Kenya Power and Lighting Company (KPLC) has sounded an alarm over a looming power crisis.

The company plans to install up to three 60-80 megawatt diesel-powered plants in a move likely to lead to another round of electricity tariff increases.

KPLC, the sole power transmitter said poor rainfall in the catchment areas for main hydroelectric power-generating dams has affected power generation.

KPLC staff at work. The company says poor rainfall in the catchment areas has affected power generation. [PHOTO: FILE]

It said contingency measures have to be taken to avoid rationing and disruption of power supply for domestic use and industrial activities.

KPLC said the least cost power development plan would have to be speeded up and the planned retirement of some 50MW of emergency power postponed.

"Negotiations are on to extend the contract for the 50MW, which would have been retired by end of next month, to avoid a shortage of electricity, with its attendant rationing," it said in a statement.

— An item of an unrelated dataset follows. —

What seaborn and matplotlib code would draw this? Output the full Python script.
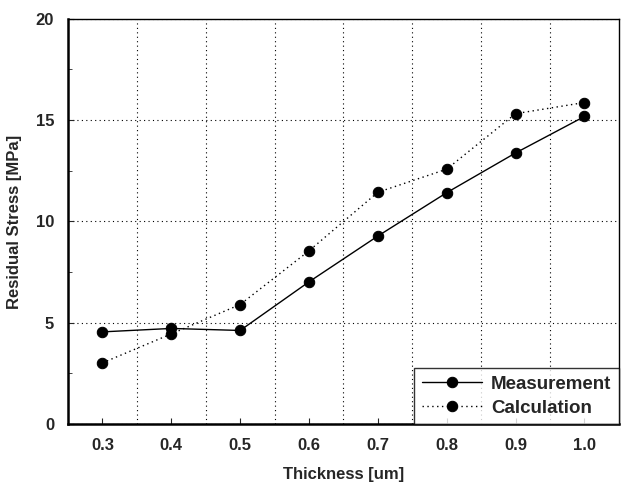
import numpy as np
import pandas as pd
import matplotlib
matplotlib.use("Agg")
import matplotlib.pyplot as plt
from matplotlib.ticker import MultipleLocator, FixedLocator
import seaborn as sns

thickness = [0.3, 0.4, 0.5, 0.6, 0.7, 0.8, 0.9, 1.0]
measurement = [4.55, 4.72, 4.62, 7.02, 9.28, 11.42, 13.38, 15.18]
calculation = [3.02, 4.45, 5.9, 8.55, 11.44, 12.58, 15.32, 15.87]
series_names = ["Measurement", "Calculation"]

df = pd.DataFrame({
    "Thickness": thickness * 2,
    "Stress": measurement + calculation,
    "Series": [series_names[0]] * len(thickness) + [series_names[1]] * len(thickness),
})

sns.set_style("ticks")
plt.rcParams["font.family"] = ["Liberation Sans", "DejaVu Sans"]
plt.rcParams["font.weight"] = "bold"

fig = plt.figure(figsize=(6.21, 4.83), dpi=100)
ax = fig.add_axes([0.1095, 0.122, 0.887, 0.839])

sns.lineplot(
    data=df, x="Thickness", y="Stress", style="Series", hue="Series",
    palette=["black", "black"], dashes={"Measurement": "", "Calculation": (1, 2.5)},
    markers={"Measurement": "o", "Calculation": "o"}, markersize=7.5,
    markeredgecolor="black", linewidth=1.0, ax=ax,
)

ax.set_xlim(0.25, 1.05)
ax.set_ylim(0, 20)
ax.xaxis.set_major_locator(FixedLocator(thickness))
ax.xaxis.set_minor_locator(FixedLocator([0.35, 0.45, 0.55, 0.65, 0.75, 0.85, 0.95]))
ax.yaxis.set_major_locator(MultipleLocator(5))
ax.yaxis.set_minor_locator(MultipleLocator(2.5))
ax.set_xticklabels([f"{t:.1f}" for t in thickness])

ax.grid(which="minor", axis="x", color="black", linestyle=(0, (1, 3)), linewidth=0.8)
ax.grid(which="major", axis="y", color="black", linestyle=(0, (1, 3)), linewidth=0.8)
ax.tick_params(axis="x", which="minor", length=0)
ax.tick_params(axis="both", which="major", direction="in", length=4, labelsize=12, pad=10)
ax.tick_params(axis="y", which="minor", direction="in", length=3)
for lab in ax.get_xticklabels() + ax.get_yticklabels():
    lab.set_fontweight("bold")

for side in ["left", "bottom"]:
    ax.spines[side].set_linewidth(1.8)
for side in ["top", "right"]:
    ax.spines[side].set_linewidth(1.0)
for sp in ax.spines.values():
    sp.set_color("black")

ax.set_xlabel("Thickness [um]", fontsize=12, fontweight="bold", labelpad=10)
ax.set_ylabel("Residual Stress [MPa]", fontsize=12, fontweight="bold", labelpad=10)

leg = ax.legend(
    title=None, loc="lower right", frameon=True, fancybox=False,
    edgecolor="black", borderaxespad=0, prop={"weight": "bold", "size": 13.5},
    handlelength=3.2, borderpad=0.4, labelspacing=0.35, handletextpad=0.5,
)
leg.get_frame().set_linewidth(1.0)

fig.savefig("out.png", dpi=100)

KPLC said the long rains have remained inadequate, and the water level at Masinga, the mother dam of the Seven Forks hydropower project from where about 47 per cent of the country’s electricity is supplied — remains at 1,037.84.

optimal generation

This level, it added, is compared to a full dam level of 1,056.50 and a minimum level of 1,037, below which optimal generation is greatly compromised.

KPLC announced on Friday that to avoid electricity shortfalls, it is looking for power firms to install up to three 60-80MW medium speed diesel power plants to be operational by next year.

It invited expressions of interest for the development of the diesel power plants in the Athi River area or elsewhere in Nairobi and its environs. The power from the plants would be fed into the national grid.

The plants, which will become operational next year are included in the long-term least cost national power plan.

KPLC said the plants have a short implementation lead time and would thus meet the immediate shortfall gap as other plants based on sources like coal, geothermal and wind are implemented.

KPLC statistics show the interconnected capacity is 1,331 MW against an effective capacity of 1,245 MW. The effective capacity comprises 692MW hydropower, 163MW geothermal and 390MW thermal, which includes 146MW of the emergency capacity.

KPLC explained that in December last year, it recorded a peak demand of 1,072MW, leaving a reserve capacity of below five per cent as compared to the desirable 15 per cent required to take care of planned and unplanned system outages.

It estimates that the peak demand is suppressed by 100 MW and would rise to 1,172 MW if there was adequate capacity to meet demand.

KPLC said though the country’s electricity access is fast rising, it still remains low at 18 per cent and is planned to increase to 40 per cent by 2020.

According to the national power development plan, ongoing and committed power generation projects will inject an additional 1,623 MW in the period between next year and 2015 against a forecast demand of 2,242 by 2015.